SHS Securities' office in Hà Nội during working hours. Photo vietstock.vn
HÀ NỘI — Saigon - Hanoi Securites JSC (SHS) will submit a fundraising plan to shareholders at its general meeting, scheduled for June 16.
Accordingly, the securities firms plans to issue 103.6 million shares for existing shareholders with a rate of 10 per cent, meaning a shareholder who owns two shares can buy one more.
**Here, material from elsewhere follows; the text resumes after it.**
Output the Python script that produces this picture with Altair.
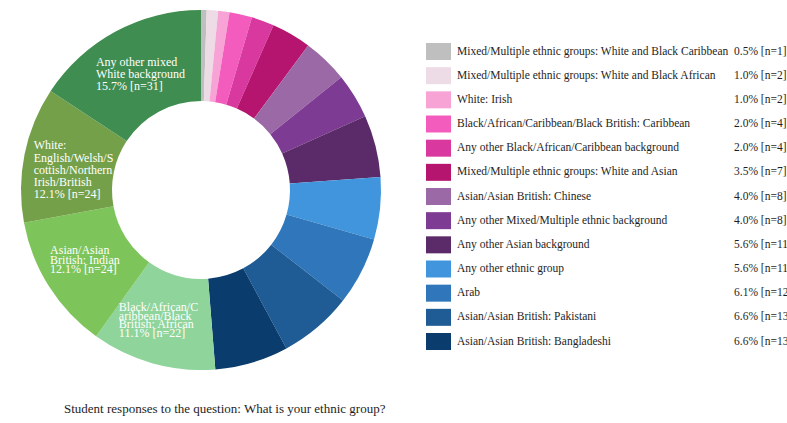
import altair as alt
import pandas as pd

categories = [
    "Mixed/Multiple ethnic groups: White and Black Caribbean",
    "Mixed/Multiple ethnic groups: White and Black African",
    "White: Irish",
    "Black/African/Caribbean/Black British: Caribbean",
    "Any other Black/African/Caribbean background",
    "Mixed/Multiple ethnic groups: White and Asian",
    "Asian/Asian British: Chinese",
    "Any other Mixed/Multiple ethnic background",
    "Any other Asian background",
    "Any other ethnic group",
    "Arab",
    "Asian/Asian British: Pakistani",
    "Asian/Asian British: Bangladeshi",
    "Black/African/Caribbean/Black British: African",
    "Asian/Asian British: Indian",
    "White: English/Welsh/Scottish/Northern Irish/British",
    "Any other mixed White background",
]
counts = [1, 2, 2, 4, 4, 7, 8, 8, 11, 11, 12, 13, 13, 22, 24, 24, 31]
percents = [0.5, 1.0, 1.0, 2.0, 2.0, 3.5, 4.0, 4.0, 5.6, 5.6, 6.1, 6.6, 6.6,
            11.1, 12.1, 12.1, 15.7]
colors = [
    "#bfbfbf", "#eddbe6", "#f7a3d6", "#f35cbd", "#d9389e", "#b5156f",
    "#9b69a6", "#7e3b93", "#5b2a68", "#4095dc", "#2f77ba", "#1f5b94",
    "#0a3c6e", "#8fd49a", "#7dc45a", "#74a04a", "#3f8d50",
]
slice_labels = [""] * 13 + [
    "Black/African/C\naribbean/Black\nBritish: African\n11.1% [n=22]",
    "Asian/Asian\nBritish: Indian\n12.1% [n=24]",
    "White:\nEnglish/Welsh/S\ncottish/Northern\nIrish/British\n12.1% [n=24]",
    "Any other mixed\nWhite background\n15.7% [n=31]",
]
legend_rows = 13
caption = "Student responses to the question: What is your ethnic group?"

df = pd.DataFrame({
    "category": categories,
    "n": counts,
    "pct": percents,
    "order": list(range(len(categories))),
    "slice_label": slice_labels,
})
df["value_label"] = [f"{p:.1f}% [n={n}]" for p, n in zip(percents, counts)]

FONT = "Liberation Serif"
TEXT_COLOR = "#1e1e1e"
CX, CY = 201, 190

base = alt.Chart(df)
color = alt.Color("category:N", scale=alt.Scale(domain=categories, range=colors), legend=None)
theta = alt.Theta("n:Q", stack=True)
order = alt.Order("order:Q")

donut = base.mark_arc(outerRadius=180, innerRadius=89).encode(
    theta=theta, order=order, color=color,
    x=alt.value(CX), y=alt.value(CY),
)

# (row index, dx, dy, lineHeight)
label_specs = [
    (13, -46, -13, 8.5),
    (14, -37, -12, 9.5),
    (15, -35, -18, 12.3),
    (16, -41, -9, 11.8),
]
label_layers = []
for idx, dx, dy, lh in label_specs:
    label_layers.append(
        base.transform_calculate(lbl=f"datum.order == {idx} ? datum.slice_label : ''")
        .mark_text(align="left", baseline="middle", dx=dx, dy=dy, lineHeight=lh,
                   lineBreak="\n", font=FONT, fontSize=12, color="white", radius=135)
        .encode(theta=theta, order=order, text="lbl:N",
                x=alt.value(CX), y=alt.value(CY))
    )

leg = base.transform_filter(alt.datum.order < legend_rows)
y_enc = alt.Y("category:N", sort=categories[:legend_rows],
              scale=alt.Scale(type="point", range=[51.5, 341.5], padding=0), axis=None)

symbols = leg.mark_point(shape="M-1.47,-1H1.47V1H-1.47Z", filled=True, size=289,
                         opacity=1, strokeWidth=0).encode(
    x=alt.value(438.5), y=y_enc, color=color)
names = leg.mark_text(align="left", baseline="middle", font=FONT, fontSize=11.5,
                      color=TEXT_COLOR).encode(x=alt.value(457), y=y_enc, text="category:N")
values = leg.mark_text(align="left", baseline="middle", font=FONT, fontSize=11.5,
                       color=TEXT_COLOR).encode(x=alt.value(734), y=y_enc, text="value_label:N")

cap = alt.Chart(pd.DataFrame({"caption": [caption]})).mark_text(
    align="left", baseline="middle", font=FONT, fontSize=13, color=TEXT_COLOR
).encode(x=alt.value(64), y=alt.value(409), text="caption:N")

chart = alt.layer(donut, *label_layers, symbols, names, values, cap).properties(
    width=787, height=423,
    autosize=alt.AutoSizeParams(type="none"),
    padding=0,
    background="white",
).configure_view(stroke=None)

chart.save("out.html", embed_options={"renderer": "svg", "actions": False})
With the selling price expecting at VNĐ13,500 per share, the company can earn nearly VNĐ1.4 trillion (US$61 million).
SHS Securities will spend 40 per cent of the amount for margin loans, 40 per cent for bonds, valuable papers investments, and the rest for investment.
The company also plans to issue 10.36 million common stocks from the owner's equity with a rate of 5 per cent, meaning a shareholder with 100 shares will receive five new ones.
At the par value, SHS is expected to earn VNĐ104 billion ($4.5 million) after issuing new stocks. This amount will be spent for business activities.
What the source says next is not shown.